### TASK DESCRIPTION:
Each line from the top of the listing through the one holding "plt.rcParams['font.family'] = ['Liberation" should be restated word for word, with nothing added and no pictures.

### DATA FOR THIS TASK:

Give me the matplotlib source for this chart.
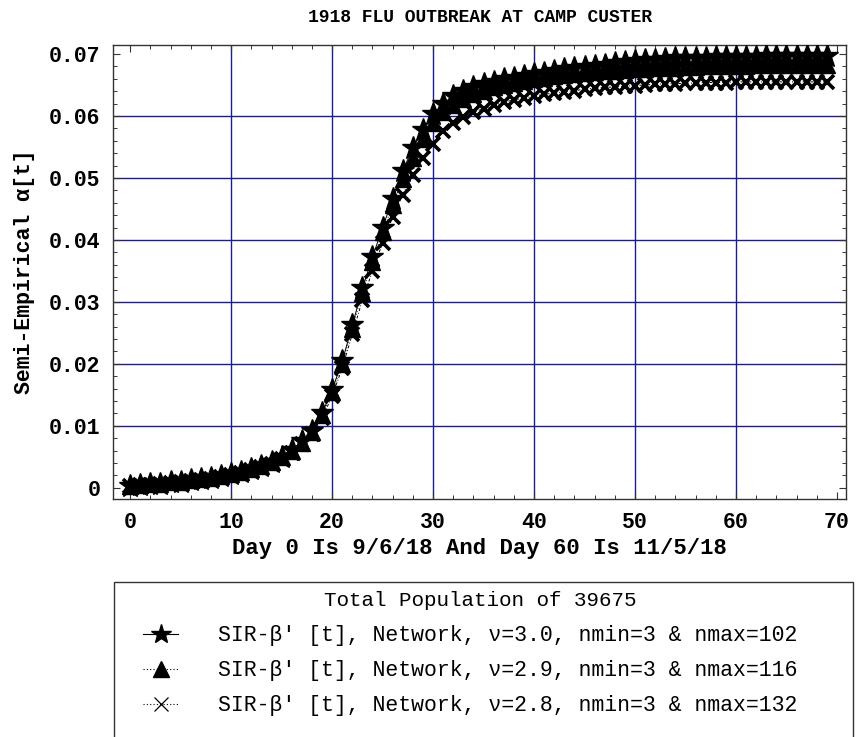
import matplotlib
matplotlib.use("Agg")
import matplotlib.pyplot as plt
from matplotlib.lines import Line2D
from matplotlib.patches import Rectangle
import numpy as np

plt.rcParams['font.family'] = ['Liberation Mono', 'DejaVu Sans']

days = list(range(70))

alpha_nu30 = [0.0003, 0.0004, 0.0006, 0.0007, 0.0009, 0.0010, 0.0012, 0.0014, 0.0016, 0.0019,
              0.0022, 0.0026, 0.0030, 0.0035, 0.0042, 0.0050, 0.0061, 0.0075, 0.0092, 0.0120,
              0.0158, 0.0204, 0.0262, 0.0322, 0.0372, 0.0420, 0.0466, 0.0512, 0.0548, 0.0578,
              0.0603, 0.0620, 0.0632, 0.0640, 0.0646, 0.0651, 0.0655, 0.0659, 0.0662, 0.0665,
              0.0667, 0.0670, 0.0672, 0.0675, 0.0677, 0.0679, 0.0681, 0.0683, 0.0685, 0.0687,
              0.0689, 0.0690, 0.0691, 0.0692, 0.0693, 0.0694, 0.0694, 0.0694, 0.0695, 0.0695,
              0.0695, 0.0695, 0.0695, 0.0696, 0.0696, 0.0696, 0.0696, 0.0696, 0.0696, 0.0696]

alpha_nu29 = [0.0003, 0.0004, 0.0006, 0.0007, 0.0009, 0.0010, 0.0012, 0.0014, 0.0016, 0.0019,
              0.0022, 0.0026, 0.0030, 0.0035, 0.0041, 0.0049, 0.0060, 0.0073, 0.0090, 0.0117,
              0.0154, 0.0200, 0.0257, 0.0315, 0.0365, 0.0412, 0.0456, 0.0498, 0.0533, 0.0563,
              0.0588, 0.0606, 0.0618, 0.0627, 0.0635, 0.0641, 0.0646, 0.0650, 0.0654, 0.0657,
              0.0660, 0.0662, 0.0664, 0.0666, 0.0668, 0.0670, 0.0671, 0.0672, 0.0673, 0.0674,
              0.0675, 0.0676, 0.0677, 0.0678, 0.0678, 0.0679, 0.0679, 0.0680, 0.0680, 0.0681,
              0.0681, 0.0681, 0.0682, 0.0682, 0.0682, 0.0682, 0.0682, 0.0682, 0.0682, 0.0682]

alpha_nu28 = [0.0003, 0.0004, 0.0005, 0.0007, 0.0008, 0.0010, 0.0011, 0.0013, 0.0015, 0.0018,
              0.0021, 0.0024, 0.0028, 0.0033, 0.0039, 0.0047, 0.0057, 0.0070, 0.0087, 0.0112,
              0.0148, 0.0193, 0.0248, 0.0303, 0.0350, 0.0395, 0.0437, 0.0473, 0.0505, 0.0532,
              0.0555, 0.0575, 0.0588, 0.0598, 0.0606, 0.0612, 0.0617, 0.0622, 0.0626, 0.0629,
              0.0632, 0.0635, 0.0637, 0.0639, 0.0641, 0.0643, 0.0645, 0.0646, 0.0647, 0.0648,
              0.0649, 0.0650, 0.0651, 0.0652, 0.0652, 0.0653, 0.0653, 0.0654, 0.0654, 0.0654,
              0.0655, 0.0655, 0.0655, 0.0655, 0.0655, 0.0655, 0.0655, 0.0655, 0.0655, 0.0655]

x_ticks = [0, 10, 20, 30, 40, 50, 60, 70]
y_ticks = [0, 0.01, 0.02, 0.03, 0.04, 0.05, 0.06, 0.07]
y_tick_labels = ['0', '0.01', '0.02', '0.03', '0.04', '0.05', '0.06', '0.07']

title = "1918 FLU OUTBREAK AT CAMP CUSTER"
xlabel = "Day 0 Is 9/6/18 And Day 60 Is 11/5/18"
ylabel = "Semi-Empirical \u03b1[t]"
legend_title = "Total Population of 39675"
labels = ["SIR-\u03b2' [t], Network, \u03bd=3.0, nmin=3 & nmax=102",
          "SIR-\u03b2' [t], Network, \u03bd=2.9, nmin=3 & nmax=116",
          "SIR-\u03b2' [t], Network, \u03bd=2.8, nmin=3 & nmax=132"]

W, H = 859, 737
fig = plt.figure(figsize=(W / 100, H / 100), dpi=100)
L, R, T, B = 113, 846, 44.7, 499
ax = fig.add_axes([L / W, 1 - B / H, (R - L) / W, (B - T) / H])

ax.set_xlim(-1.7, 70.9)
ax.set_ylim(-0.0018, 0.0715)

grid_col = '#1c1c8a'
for gx in x_ticks[1:-1]:
    ax.axvline(gx, color=grid_col, lw=1.0, zorder=1)
for gy in y_ticks[1:-1]:
    ax.axhline(gy, color=grid_col, lw=1.0, zorder=1)

ax.plot(days, alpha_nu30, color='black', lw=0.7, ls='-', marker='*', ms=17,
        mec='black', mfc='black', zorder=3)
ax.plot(days, alpha_nu29, color='black', lw=0.7, ls=(0, (1, 2)), marker='^', ms=12,
        mec='black', mfc='black', zorder=4)
ax.plot(days, alpha_nu28, color='black', lw=0.7, ls=(0, (3, 2, 1, 2)), marker='x', ms=10,
        mew=2.6, mec='black', zorder=5)

ax.set_xticks(x_ticks)
ax.set_xticks(np.arange(0, 71, 2), minor=True)
ax.set_yticks(y_ticks)
ax.set_yticklabels(y_tick_labels)
ax.set_yticks(np.arange(0, 0.0715, 0.002), minor=True)
ax.tick_params(which='both', direction='in', top=True, right=True, color='#333333')
ax.tick_params(which='major', length=5, width=0.8, labelsize=15.5, pad=9)
ax.tick_params(which='minor', length=3, width=0.7)
for lab in ax.get_xticklabels() + ax.get_yticklabels():
    lab.set_fontweight('bold')
for sp in ax.spines.values():
    sp.set_color('#333333')
    sp.set_linewidth(1.0)

ax.set_xlabel(xlabel, fontsize=16, fontweight='bold', labelpad=4)
ax.set_ylabel(ylabel, fontsize=15.5, fontweight='bold', labelpad=10)
fig.text((L + R) / 2 / W, 1 - 17 / H, title, ha='center', va='center',
         fontsize=13, fontweight='bold')

# legend box
fig.patches.append(Rectangle((114 / W, 1 - 745 / H), (853 - 114) / W, (745 - 582) / H,
                             transform=fig.transFigure, fill=False, ec='#333333', lw=1.0))
fig.text(480 / W, 1 - 600 / H, legend_title, ha='center', va='center', fontsize=15)

handles = [Line2D([], [], color='black', lw=0.8, ls='-', marker='*', ms=15),
           Line2D([], [], color='black', lw=0.8, ls=(0, (1, 2)), marker='^', ms=11),
           Line2D([], [], color='black', lw=0.8, ls=(0, (1, 2)), marker='x', ms=10, mew=0.9)]
leg = fig.legend(handles, labels, loc='upper left', bbox_to_anchor=(143 / W, 1 - 625.5 / H),
                 frameon=False, fontsize=15.5, handlelength=1.63, handletextpad=1.86,
                 labelspacing=0.64, borderpad=0, borderaxespad=0)

fig.savefig('out.png', dpi=100)
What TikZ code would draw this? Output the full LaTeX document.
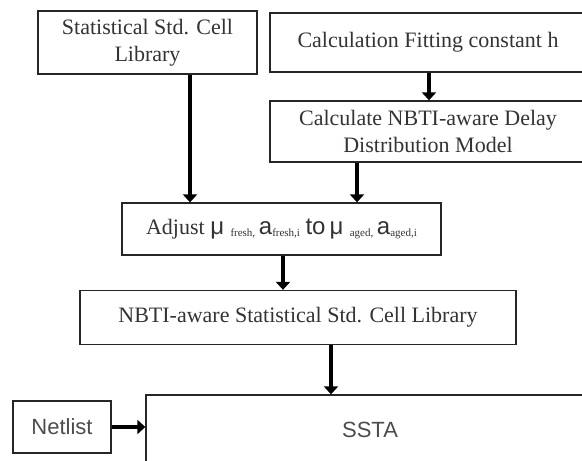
\documentclass[tikz,border=0pt]{standalone}
\usepackage{fontspec}
\setmainfont{Liberation Serif}
\newfontfamily\arialf{Liberation Sans}
\usetikzlibrary{arrows.meta}
\newcommand{\tinysub}[1]{\raisebox{-2pt}{\fontsize{11}{11}\selectfont #1}}
\begin{document}
\begin{tikzpicture}[x=1pt,y=-1pt,
  boxnode/.style={draw=black!85,line width=1.3pt,rectangle,inner sep=0pt,text=black!80,align=center,font=\fontsize{22}{27}\selectfont},
  sansbox/.style={boxnode,font=\arialf\fontsize{22}{26}\selectfont,text=black!70},
  arr/.style={line width=4.2pt,-{Triangle[length=8pt,width=14pt]},black}]
\useasboundingbox (0,0) rectangle (582,461);
\clip (0,0) rectangle (582,461);
\node[boxnode,minimum width=219pt,minimum height=63pt] (lib) at (147.5,42.5)
  {\fontsize{22}{30}\selectfont Statistical Std. Cell\\Library};
\node[boxnode,minimum width=316pt,minimum height=59pt] (fit) at (428,42.5)
  {Calculation Fitting constant h};
\node[boxnode,minimum width=316pt,minimum height=61pt] (model) at (428,131.5)
  {\fontsize{22}{25}\selectfont Calculate NBTI-aware Delay\\Distribution Model};
\node[boxnode,minimum width=319pt,minimum height=52pt] (adj) at (281.5,229)
  {Adjust {\arialf\fontsize{24}{24}\selectfont μ}\,\tinysub{\ fresh,}\,{\arialf\fontsize{24}{24}\selectfont a}\tinysub{fresh,i} {\arialf\fontsize{24}{24}\selectfont to\,μ}\,\tinysub{\ aged,}\,{\arialf\fontsize{24}{24}\selectfont a}\tinysub{aged,i}};
\node[boxnode,minimum width=436pt,minimum height=54pt] (nlib) at (298,317.5)
  {NBTI-aware Statistical Std. Cell Library};
\node[sansbox,minimum width=98pt,minimum height=52pt] (net) at (62,427)
  {Netlist};
\node[sansbox,minimum width=448pt,minimum height=70pt] (ssta) at (370,430)
  {SSTA};
\coordinate (c1) at (190,0);
\coordinate (c2) at (429,0);
\coordinate (c3) at (357,0);
\coordinate (c4) at (283,0);
\coordinate (c5) at (331,0);
\draw[arr] (lib.south -| c1) -- (adj.north -| c1);
\draw[arr] (fit.south -| c2) -- (model.north -| c2);
\draw[arr] (model.south -| c3) -- (adj.north -| c3);
\draw[arr] (adj.south -| c4) -- (nlib.north -| c4);
\draw[arr] (nlib.south -| c5) -- (ssta.north -| c5);
\draw[arr] (net.east) -- (ssta.west |- net.east);
\end{tikzpicture}
\end{document}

### ANSWER:
Give me the matplotlib source for this chart.
import matplotlib
matplotlib.use("Agg")
import matplotlib.pyplot as plt
from matplotlib.lines import Line2D
from matplotlib.patches import Rectangle
import numpy as np

plt.rcParams['font.family'] = ['Liberation Mono', 'DejaVu Sans']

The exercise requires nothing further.